“Siamo fatti della stessa materia di cui sono fatti i sogni”: la celebre frase, scritta da Shakespeare tra il 1610 e il 1611 nel quarto atto de “La Tempesta”, rende meglio di qualunque altro commento quanto l’attività onirica sia fondante per la nostra stessa esistenza.
Sui sogni sono stati scritti fiumi di inchiostro, a firma di psicologi, scrittori, neuroscienziati, artisti, ognuno con il suo punto di vista, spesso tutto e il contrario di tutto. Vittorio Lingiardi, psichiatra e psicoanalista, professore ordinario di Psicologia dinamica alla Sapienza di Roma, ha scelto un’altra strada, quella di raccontare come nella storia dell’umanità i sogni siano stati oggetto di innumerevoli quanto diverse interpretazioni.

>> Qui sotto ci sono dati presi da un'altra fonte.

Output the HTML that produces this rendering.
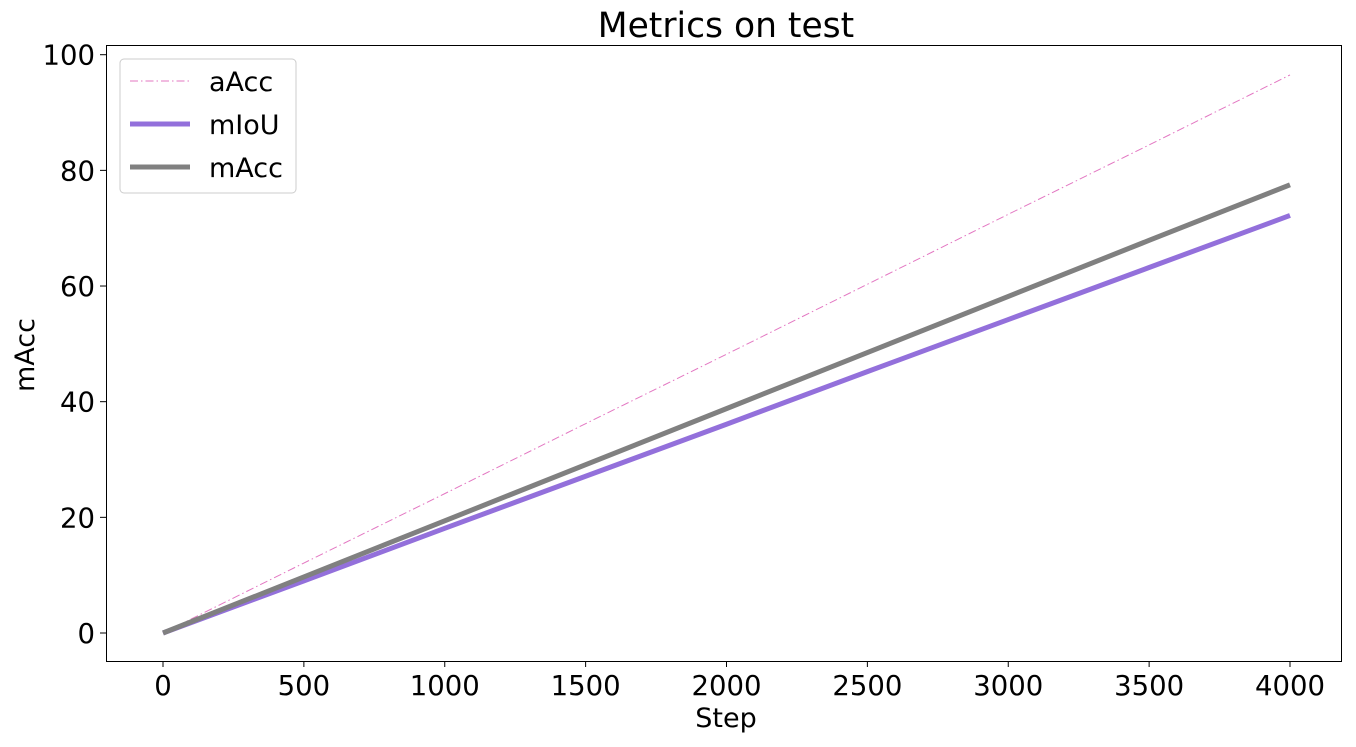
<!DOCTYPE html>
<html><head><meta charset="utf-8"><style>
body{margin:0;background:#fff;width:1356px;height:742px;overflow:hidden}
text{font-family:"DejaVu Sans","Liberation Sans",sans-serif;fill:#000}
</style></head><body>
<svg id="chart" width="1356" height="742" xmlns="http://www.w3.org/2000/svg"></svg>
<script>
const steps=[0,500,1000,1500,2000,2500,3000,3500,4000];
const aAcc=[0,12.1,24.1,36.2,48.2,60.3,72.4,84.4,96.5];
const mIoU=[0,9.0,18.1,27.1,36.1,45.2,54.2,63.2,72.2];
const mAcc=[0,9.7,19.4,29.1,38.8,48.5,58.2,67.9,77.5];
const xTicks=[0,500,1000,1500,2000,2500,3000,3500,4000];
const yTicks=[0,20,40,60,80,100];
const NS="http://www.w3.org/2000/svg";
const svg=document.getElementById('chart');
const L=106,R=1341,T=45,B=661;
const xs=v=>163+v*(1290-163)/4000;
const ys=v=>633-v*5.783;
function mk(t,a){const e=document.createElementNS(NS,t);for(const k in a)e.setAttribute(k,a[k]);svg.appendChild(e);return e;}
const frame=mk('rect',{x:L+0.5,y:T+0.5,width:R-L,height:B-T,fill:'none',stroke:'#000','stroke-width':1});


xTicks.forEach(v=>{const x=xs(v);
 const t=mk('line',{x1:x,x2:x,y1:B,y2:B+6,stroke:'#000'});
 
 
 const l=mk('text',{x:x,y:B+34,'text-anchor':'middle','font-size':27.5});l.textContent=v;
 
 });
yTicks.forEach(v=>{const y=ys(v);
 const t=mk('line',{x1:L-6,x2:L,y1:y,y2:y,stroke:'#000'});
 
 
 const l=mk('text',{x:L-11,y:y+10,'text-anchor':'end','font-size':27.5});l.textContent=v;
 
 });
function series(vals,color,w,dash,name){
 const p=mk('polyline',{points:steps.map((s,i)=>xs(s)+','+ys(vals[i])).join(' '),fill:'none',stroke:color,'stroke-width':w,'stroke-dasharray':dash||'none','stroke-linecap':'butt'});
 
 }
series(aAcc,'#e377c2',1,'8,3,1.5,3','line-aacc');
series(mIoU,'#9370db',5,null,'line-miou');
series(mAcc,'#808080',5,null,'line-macc');
const title=mk('text',{x:726,y:37,'text-anchor':'middle','font-size':34.5});title.textContent='Metrics on test';


const xl=mk('text',{x:726,y:727,'text-anchor':'middle','font-size':27});xl.textContent='Step';


const yl=mk('text',{x:34,y:355,'text-anchor':'middle','font-size':27,transform:'rotate(-90 34 355)'});yl.textContent='mAcc';


const lg=mk('rect',{x:120,y:59,width:176,height:134,rx:4,fill:'#fff',stroke:'#ccc'});


[['aAcc','#e377c2',1,'8,3,1.5,3',82],['mIoU','#9370db',5,null,125],['mAcc','#808080',5,null,168]].forEach(e=>{
 const ln=mk('line',{x1:130,x2:190,y1:e[4]-1,y2:e[4]-1,stroke:e[1],'stroke-width':e[2],'stroke-dasharray':e[3]||'none'});
 
 
 const t=mk('text',{x:209,y:e[4]+9,'font-size':27});t.textContent=e[0];
 
 });
</script>
</body></html>
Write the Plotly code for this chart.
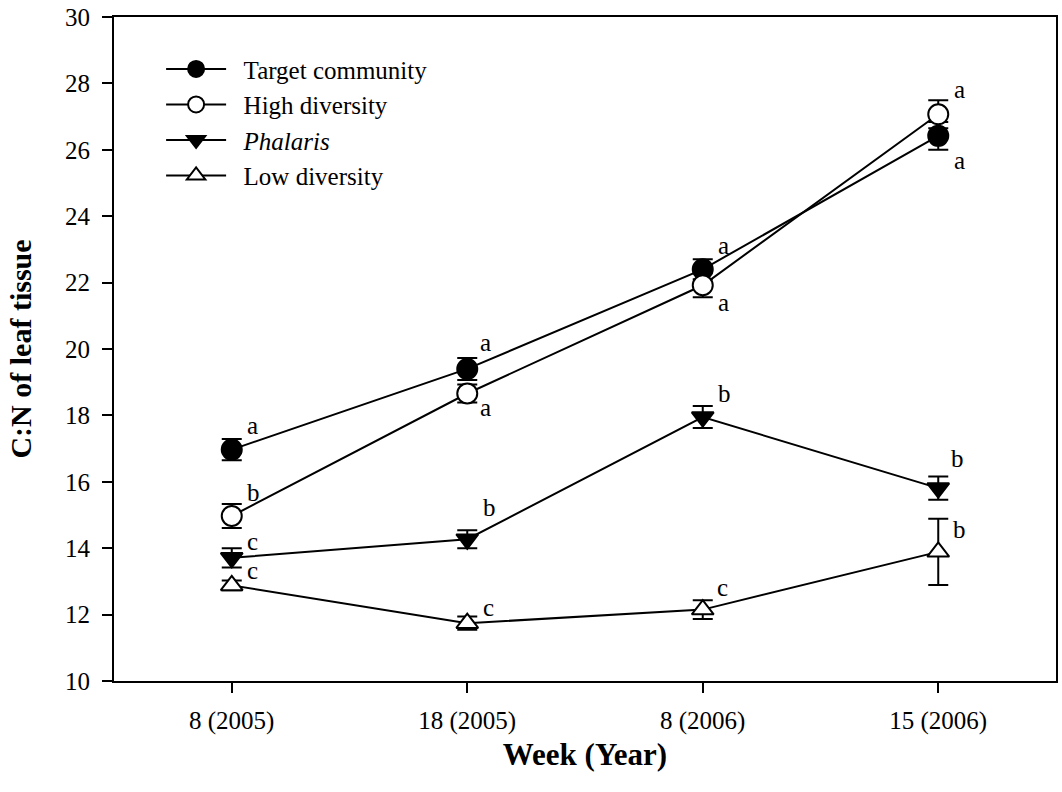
import plotly.graph_objects as go

categories = ["8 (2005)", "18 (2005)", "8 (2006)", "15 (2006)"]
y_ticks = [10, 12, 14, 16, 18, 20, 22, 24, 26, 28, 30]

target_mean = [16.97, 19.40, 22.40, 26.42]
target_err = [0.32, 0.33, 0.30, 0.42]
target_letters = ["a", "a", "a", "a"]

high_mean = [14.97, 18.66, 21.92, 27.07]
high_err = [0.36, 0.27, 0.36, 0.42]
high_letters = ["b", "a", "a", "a"]

phalaris_mean = [13.71, 14.27, 17.95, 15.81]
phalaris_err = [0.29, 0.27, 0.33, 0.35]
phalaris_letters = ["c", "b", "b", "b"]

low_mean = [12.88, 11.74, 12.15, 13.89]
low_err = [0.15, 0.20, 0.28, 1.00]
low_letters = ["c", "c", "c", "b"]

xpos = list(range(len(categories)))
FONT = "Liberation Serif, Times New Roman, serif"
PAD = "\u00a0\u00a0"

series = [
    ("Target community", target_mean, target_err, target_letters,
     dict(symbol="circle", size=20, color="black", line=dict(color="black", width=2)),
     [(21, -24), (18, -26), (21, -24), (21, 25)]),
    ("High diversity", high_mean, high_err, high_letters,
     dict(symbol="circle", size=20, color="white", line=dict(color="black", width=2)),
     [(22, -24), (18, 14), (21, 17), (21, -25)]),
    ("<i>Phalaris</i>", phalaris_mean, phalaris_err, phalaris_letters,
     dict(symbol="triangle-down", size=19, color="black", line=dict(color="black", width=2)),
     [(21, -16), (22, -32), (22, -24), (19, -30)]),
    ("Low diversity", low_mean, low_err, low_letters,
     dict(symbol="triangle-up", size=19, color="white", line=dict(color="black", width=2)),
     [(21, -15), (21, -16), (20, -22), (21, -22)]),
]

fig = go.Figure()
annotations = []
for name, mean, err, letters, marker, offs in series:
    fig.add_trace(go.Scatter(
        x=xpos, y=mean, name=PAD + name, mode="lines+markers",
        line=dict(color="black", width=2),
        marker=marker,
        error_y=dict(type="data", array=err, visible=True, color="black",
                     thickness=2, width=10),
    ))
    for xi, yi, lt, (dx, dy) in zip(xpos, mean, letters, offs):
        annotations.append(dict(
            x=xi, y=yi, xref="x", yref="y", text=lt, showarrow=False,
            xshift=dx, yshift=-dy, font=dict(family=FONT, size=25, color="black"),
        ))

fig.update_layout(
    width=1062, height=792,
    margin=dict(l=114, r=4, t=16, b=111),
    paper_bgcolor="white", plot_bgcolor="white",
    font=dict(family=FONT, size=25, color="black"),
    showlegend=True,
    legend=dict(
        x=0.05, y=0.956, xanchor="left", yanchor="top",
        bgcolor="rgba(0,0,0,0)", borderwidth=0,
        font=dict(family=FONT, size=25, color="black"),
        itemwidth=60, tracegroupgap=0,
    ),
    annotations=annotations,
    xaxis=dict(
        range=[-0.5, 3.5], tickmode="array", tickvals=xpos, ticktext=categories,
        showgrid=False, zeroline=False, showline=True, linecolor="black",
        linewidth=2, mirror=True, ticks="outside", ticklen=10, tickwidth=2,
        tickcolor="black", tickfont=dict(family=FONT, size=25),
        ticklabelstandoff=6,
        title=dict(text="<b>Week (Year)</b>", font=dict(family=FONT, size=31),
                   standoff=9),
    ),
    yaxis=dict(
        range=[10, 30], tickmode="array", tickvals=y_ticks,
        showgrid=False, zeroline=False, showline=True, linecolor="black",
        linewidth=2, mirror=True, ticks="outside", ticklen=10, tickwidth=2,
        tickcolor="black", tickfont=dict(family=FONT, size=25),
        ticklabelstandoff=7,
        title=dict(text="<b>C:N of leaf tissue</b>", font=dict(family=FONT, size=30),
                   standoff=25),
    ),
)

# remove the default 8px page margin so the figure fills the window exactly
fig.write_html(
    "out.html",
    config={"displayModeBar": False},
    post_script="document.body.style.margin='0';document.body.style.overflow='hidden';",
)
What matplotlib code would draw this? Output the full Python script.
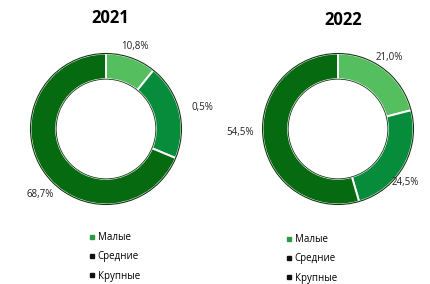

Ha visto così la luce “L’ombelico del sogno” (Einaudi, pag. 177, euro 12), titolo quanto mai evocativo: era Sigmund Freud a coniare l’espressione nel suo celebre “L’interpretazione dei sogni”: “Questo è allora l’ombelico del sogno, il punto in cui esso affonda nell’ignoto”.E sempre Freud consegnava ai posteri la frase certamente più significativa nella sua lapidarietà di tutta la sua immensa produzione letteraria: “L’interpretazione dei sogni è la via regia per la conoscenza dell’inconscio”.
Quel che è certo, in un campo così avvolto nelle nebbie dell’indeterminazione e dell’impalpabilità, è che i sogni dagli albori dell’umanità hanno esercitato un fascino potentissimo sull’uomo. Lingiardi ci ricorda della presenza al Louvre di due reperti di terracotta provenienti dall’Iraq e risalenti al 2000 avanti Cristo con la descrizione di tre sogni del sovrano di Lagas. Altra testimonianza di grande rilievo arriva dall’epopea di Gilgamesh, racconto epico della Mesopotamia ricco di mille sogni. Ma è con Platone – ci ricorda Lingiardi citando il grecista Dario Del Corno – che il sogno inizia a trasferirsi da una dimensione fisiologica a quella psicologica. Ma è nella Bibbia la traccia più importante di come il mondo antico abbia tenuto in grande considerazione il sogno, che diventa strumento di comunicazione fra Dio e gli uomini. Tra i tanti quello del Faraone sulle sette vacche grasse e le sette vacche magre: sogno che sarà chiamato ad interpretare Giuseppe figlio di Giacobbe, con la previsione di sette anni di abbondanza seguirti da sette di carestia.
E dai secoli delle divinazioni e delle profezie, saltiamo a Freud e alla costruzione della psicoanalisi partendo tra l’altro da un sogno dell’Edipo Re. Freud, Jung, Bion: Lingiardi ci pone davanti i giganti della teoria psicoanalitica, affrontandone le diverse interpretazioni del sogno. Infine dagli anni ruggenti della psicologia dinamica approdiamo alle neuroscienze che da una cinquantina d’anni in qua provano a dare una nuova lettura dell’attività onirica, spesso in contrapposizione alle interpretazioni psicoanalitiche.
Visioni differenti di quei viaggi fantastici nei quali la mente umana si avventura, elaborando ricordi d’infanzia, desideri, ossessioni, paure, navigando – conclude Lingiardi il suo libro – “la notte indaffarata delle onde cerebrali come visioni al tempo stesso sacre, mentali, sinaptiche”.
E Lingiardi, una vita dedicata allo studio dei sogni, ci ricorda che “i sogni sono nostri, l’ultimo spazio di vita privata, forse di libertà”.